March 24, 2018 | Tips and Tools

ADA-Compliant Websites: Why are Franchisors Being Sued?

In recent years, hundreds of lawsuits have been filed against companies, including franchisors, alleging that their websites do not comply with the Americans with Disabilities Act (“ADA”).  In this post, we provide short answers to common questions these lawsuits raise.

1) Does the ADA apply to websites?

The ADA was enacted before websites existed and does not expressly apply to online activity, but rather to any “place of public accommodation.”  The Department of Justice (“DOJ”)—the government agency tasked with enforcing the ADA—has taken the position for many years that websites are places of public accommodation. And it has brought numerous enforcement actions against organizations with inaccessible websites.  Courts, on the other hand, are divided.  Some apply the ADA to online activity.  Others do not. Others still apply the ADA to websites where a “nexus” exists between online activity and a physical location (for example, the ADA applies to a website for Target, which has brick and mortar locations, but not Netflix, which does not).

2) Who is bringing these lawsuits?

Plaintiffs’ firms are largely responsible for the current wave of litigation.  Under the ADA, private citizens can seek a court order requiring the offending company to take corrective action.  Although they typically can’t seek damages, plaintiffs are entitled to their attorneys’ fees and costs—which probably explains what is driving these lawsuits.
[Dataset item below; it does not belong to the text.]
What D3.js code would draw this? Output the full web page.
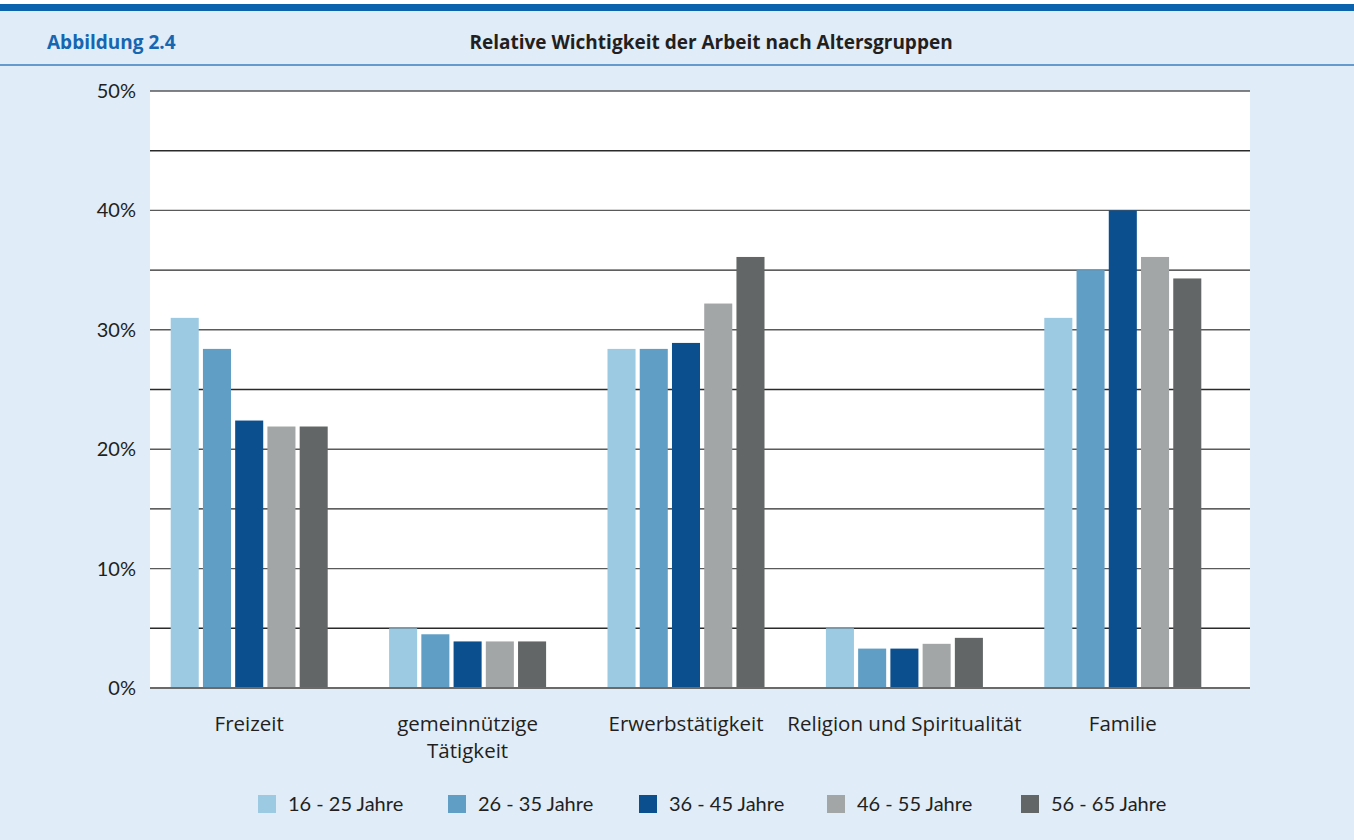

3) What constitutes “inaccessibility”?

Websites may be inaccessible to individuals with varying degrees of hearing, physical, neurological, and cognitive impairments. The most common complaints are raised by blind and visually-impaired individuals, who use assisted-viewing technologies such as screen readers, special browsers, and other software that adjust the website’s layout, size, and color for better accessibility.  Lawsuits are brought when websites (or mobile web applications) are not compatible with these types of technologies.

4) How do franchisors ensure that their websites are compliant?

Currently, there are no regulations governing website accessibility for private websites, although the DOJ plans to release some in 2018.  Until then, companies must look to other sources for guidance.  For example, in its enforcement actions, the DOJ often requires companies to revise their websites to comply with the Web Content Accessibility Guidelines (“WCAG”) 2.0 Level AA Success Criteria, which were developed by the World Wide Web Consortium, an international organization that includes technology giants like Google and Facebook.  The WCAG success criteria are highly technical, but click here for a quick reference. Franchisors should use web developers or other vendors who can ensure compliance with these standards at a minimum.

5) Shouldn’t franchisors wait for the DOJ regulations before taking corrective action?

The DOJ has been tinkering with regulations since 2010, and it’s unclear whether issuing them will be a priority under the new administration.  Meanwhile, lawsuits persist, and the cost of defending against these actions may exceed the cost of updating a website, even if subsequent DOJ regulations require further updates.  Moreover, tens of millions of consumers in the United States are affected by varying degrees of visual and hearing impairments, and ensuring that this segment of the purchasing population is able to use your company’s website makes good business sense.